Exercise task:
All of the material below is to be restated word for word, apart from the pictures.

Material:
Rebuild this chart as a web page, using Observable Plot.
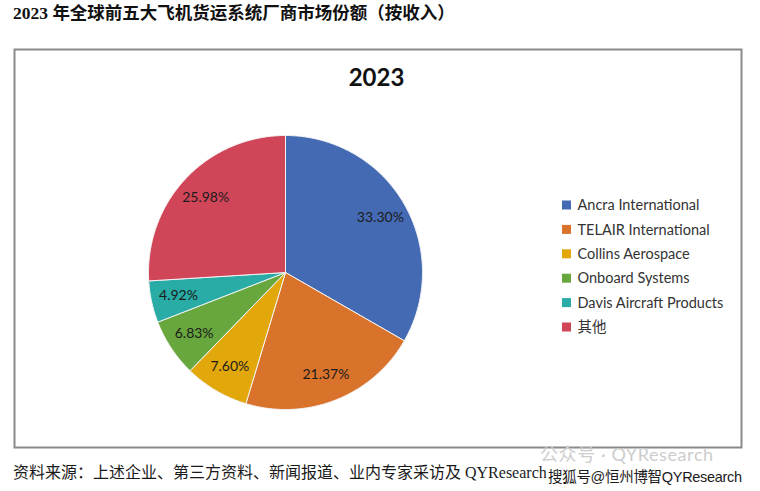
<!DOCTYPE html>
<html>
<head>
<meta charset="utf-8">
<script src="https://cdn.jsdelivr.net/npm/d3@7"></script>
<script src="https://cdn.jsdelivr.net/npm/@observablehq/plot@0.6"></script>
<style>
  html, body { margin: 0; padding: 0; background: #fff; }
  body { width: 760px; height: 491px; position: relative; overflow: hidden; }
  #title { position: absolute; left: 13px; top: 2px; font-family: "Liberation Serif", "Noto Sans CJK SC", serif; font-weight: 700; font-size: 17.5px; line-height: 22px; color: #111; white-space: nowrap; }
  #chart { position: absolute; left: 0; top: 30px; }
  #wm { position: absolute; left: 540px; top: 446px; font-family: "Lato", "Noto Sans CJK SC", sans-serif; font-size: 18px; line-height: 16px; color: #cdcdcd; white-space: nowrap; letter-spacing: 0.6px; }
  #caption { position: absolute; left: 13px; top: 463px; font-family: "Liberation Serif", "Noto Sans CJK SC", serif; font-size: 16px; line-height: 20px; color: #1a1a1a; white-space: nowrap; }
  #sohu { position: absolute; left: 548px; top: 469px; font-family: "Liberation Sans", "Noto Sans CJK SC", sans-serif; font-size: 14.5px; line-height: 16px; color: #1a1a1a; white-space: nowrap; letter-spacing: -0.3px; }
</style>
</head>
<body>
<div id="title"></div>
<div id="chart"></div>
<div id="wm"></div>
<div id="caption"></div>
<div id="sohu"></div>
<script>
// ---- data ----
const titleText = "2023 年全球前五大飞机货运系统厂商市场份额（按收入）";
const chartTitle = "2023";
const companies = ["Ancra International", "TELAIR International", "Collins Aerospace", "Onboard Systems", "Davis Aircraft Products", "其他"];
const shares = [33.30, 21.37, 7.60, 6.83, 4.92, 25.98];
const sliceColors = ["#446AB4", "#D9732B", "#E2A70A", "#68A63E", "#28ACA5", "#D14558"];
const captionText = "资料来源：上述企业、第三方资料、新闻报道、业内专家采访及 QYResearch";
const watermarkText = "公众号 · QYResearch";
const sohuText = "搜狐号@恒州博智QYResearch";

document.getElementById("title").textContent = titleText;
document.getElementById("caption").textContent = captionText;
document.getElementById("wm").textContent = watermarkText;
document.getElementById("sohu").textContent = sohuText;

// ---- layout ----
const W = 760, H = 425;
const cx = 285, cy = 242, R = 137, labelR = 0.8 * R;
const legX = 562, legY0 = 175, legStep = 24.4, sw = 9;

const rows = companies.map((name, i) => ({name, share: shares[i], i}));
const arcs = d3.pie().sort(null).value(d => d.share)(rows);

// slice outlines as closed polygons
const slicePts = [];
for (const a of arcs) {
  slicePts.push({name: a.data.name, x: cx, y: cy});
  const n = Math.max(2, Math.ceil((a.endAngle - a.startAngle) / 0.01));
  for (let k = 0; k <= n; k++) {
    const t = a.startAngle + (a.endAngle - a.startAngle) * k / n;
    slicePts.push({name: a.data.name, x: cx + R * Math.sin(t), y: cy - R * Math.cos(t)});
  }
  slicePts.push({name: a.data.name, x: cx, y: cy});
}

const labels = arcs.map(a => {
  const m = (a.startAngle + a.endAngle) / 2;
  return {x: cx + labelR * Math.sin(m), y: cy - labelR * Math.cos(m), text: a.data.share.toFixed(2) + "%"};
});

const legend = rows.map(r => ({name: r.name, yc: legY0 + r.i * legStep}));

const color = {domain: companies, range: sliceColors};

const plot = Plot.plot({
  width: W,
  height: H,
  margin: 0,
  x: {domain: [0, W], range: [0, W], axis: null},
  y: {domain: [0, H], range: [0, H], axis: null},
  color,
  style: {background: "transparent"},
  marks: [
    Plot.frame({stroke: "#8a8a8a", strokeWidth: 2, insetLeft: 14, insetTop: 19, insetRight: 19, insetBottom: 8}),
    Plot.line(slicePts, {x: "x", y: "y", z: "name", fill: "name", stroke: "#f4f4f4", strokeWidth: 1, curve: "linear"}),
    Plot.text(labels, {x: "x", y: "y", text: "text", fill: "#1b1b1b", fontSize: 14, fontFamily: "Lato, sans-serif"}),
    Plot.text([chartTitle], {x: () => 376, y: () => 48, text: d => d, fontSize: 24, fontWeight: 700, fill: "#111", fontFamily: "Lato, sans-serif"}),
    Plot.rect(legend, {x1: () => legX, x2: () => legX + sw, y1: d => d.yc - sw / 2, y2: d => d.yc + sw / 2, fill: "name"}),
    Plot.text(legend, {x: () => legX + 15, y: "yc", text: "name", textAnchor: "start", fill: "#333", fontSize: 14.5, fontFamily: "Lato, 'Noto Sans CJK SC', sans-serif"})
  ]
});
document.getElementById("chart").appendChild(plot);
</script>
</body>
</html>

Worked answer:
Rebuild this chart as a web page, using Observable Plot.
<!DOCTYPE html>
<html>
<head>
<meta charset="utf-8">
<script src="https://cdn.jsdelivr.net/npm/d3@7"></script>
<script src="https://cdn.jsdelivr.net/npm/@observablehq/plot@0.6"></script>
<style>
  html, body { margin: 0; padding: 0; background: #fff; }
  body { width: 760px; height: 491px; position: relative; overflow: hidden; }
  #title { position: absolute; left: 13px; top: 2px; font-family: "Liberation Serif", "Noto Sans CJK SC", serif; font-weight: 700; font-size: 17.5px; line-height: 22px; color: #111; white-space: nowrap; }
  #chart { position: absolute; left: 0; top: 30px; }
  #wm { position: absolute; left: 540px; top: 446px; font-family: "Lato", "Noto Sans CJK SC", sans-serif; font-size: 18px; line-height: 16px; color: #cdcdcd; white-space: nowrap; letter-spacing: 0.6px; }
  #caption { position: absolute; left: 13px; top: 463px; font-family: "Liberation Serif", "Noto Sans CJK SC", serif; font-size: 16px; line-height: 20px; color: #1a1a1a; white-space: nowrap; }
  #sohu { position: absolute; left: 548px; top: 469px; font-family: "Liberation Sans", "Noto Sans CJK SC", sans-serif; font-size: 14.5px; line-height: 16px; color: #1a1a1a; white-space: nowrap; letter-spacing: -0.3px; }
</style>
</head>
<body>
<div id="title"></div>
<div id="chart"></div>
<div id="wm"></div>
<div id="caption"></div>
<div id="sohu"></div>
<script>
// ---- data ----
const titleText = "2023 年全球前五大飞机货运系统厂商市场份额（按收入）";
const chartTitle = "2023";
const companies = ["Ancra International", "TELAIR International", "Collins Aerospace", "Onboard Systems", "Davis Aircraft Products", "其他"];
const shares = [33.30, 21.37, 7.60, 6.83, 4.92, 25.98];
const sliceColors = ["#446AB4", "#D9732B", "#E2A70A", "#68A63E", "#28ACA5", "#D14558"];
const captionText = "资料来源：上述企业、第三方资料、新闻报道、业内专家采访及 QYResearch";
const watermarkText = "公众号 · QYResearch";
const sohuText = "搜狐号@恒州博智QYResearch";

document.getElementById("title").textContent = titleText;
document.getElementById("caption").textContent = captionText;
document.getElementById("wm").textContent = watermarkText;
document.getElementById("sohu").textContent = sohuText;

// ---- layout ----
const W = 760, H = 425;
const cx = 285, cy = 242, R = 137, labelR = 0.8 * R;
const legX = 562, legY0 = 175, legStep = 24.4, sw = 9;

const rows = companies.map((name, i) => ({name, share: shares[i], i}));
const arcs = d3.pie().sort(null).value(d => d.share)(rows);

// slice outlines as closed polygons
const slicePts = [];
for (const a of arcs) {
  slicePts.push({name: a.data.name, x: cx, y: cy});
  const n = Math.max(2, Math.ceil((a.endAngle - a.startAngle) / 0.01));
  for (let k = 0; k <= n; k++) {
    const t = a.startAngle + (a.endAngle - a.startAngle) * k / n;
    slicePts.push({name: a.data.name, x: cx + R * Math.sin(t), y: cy - R * Math.cos(t)});
  }
  slicePts.push({name: a.data.name, x: cx, y: cy});
}

const labels = arcs.map(a => {
  const m = (a.startAngle + a.endAngle) / 2;
  return {x: cx + labelR * Math.sin(m), y: cy - labelR * Math.cos(m), text: a.data.share.toFixed(2) + "%"};
});

const legend = rows.map(r => ({name: r.name, yc: legY0 + r.i * legStep}));

const color = {domain: companies, range: sliceColors};

const plot = Plot.plot({
  width: W,
  height: H,
  margin: 0,
  x: {domain: [0, W], range: [0, W], axis: null},
  y: {domain: [0, H], range: [0, H], axis: null},
  color,
  style: {background: "transparent"},
  marks: [
    Plot.frame({stroke: "#8a8a8a", strokeWidth: 2, insetLeft: 14, insetTop: 19, insetRight: 19, insetBottom: 8}),
    Plot.line(slicePts, {x: "x", y: "y", z: "name", fill: "name", stroke: "#f4f4f4", strokeWidth: 1, curve: "linear"}),
    Plot.text(labels, {x: "x", y: "y", text: "text", fill: "#1b1b1b", fontSize: 14, fontFamily: "Lato, sans-serif"}),
    Plot.text([chartTitle], {x: () => 376, y: () => 48, text: d => d, fontSize: 24, fontWeight: 700, fill: "#111", fontFamily: "Lato, sans-serif"}),
    Plot.rect(legend, {x1: () => legX, x2: () => legX + sw, y1: d => d.yc - sw / 2, y2: d => d.yc + sw / 2, fill: "name"}),
    Plot.text(legend, {x: () => legX + 15, y: "yc", text: "name", textAnchor: "start", fill: "#333", fontSize: 14.5, fontFamily: "Lato, 'Noto Sans CJK SC', sans-serif"})
  ]
});
document.getElementById("chart").appendChild(plot);
</script>
</body>
</html>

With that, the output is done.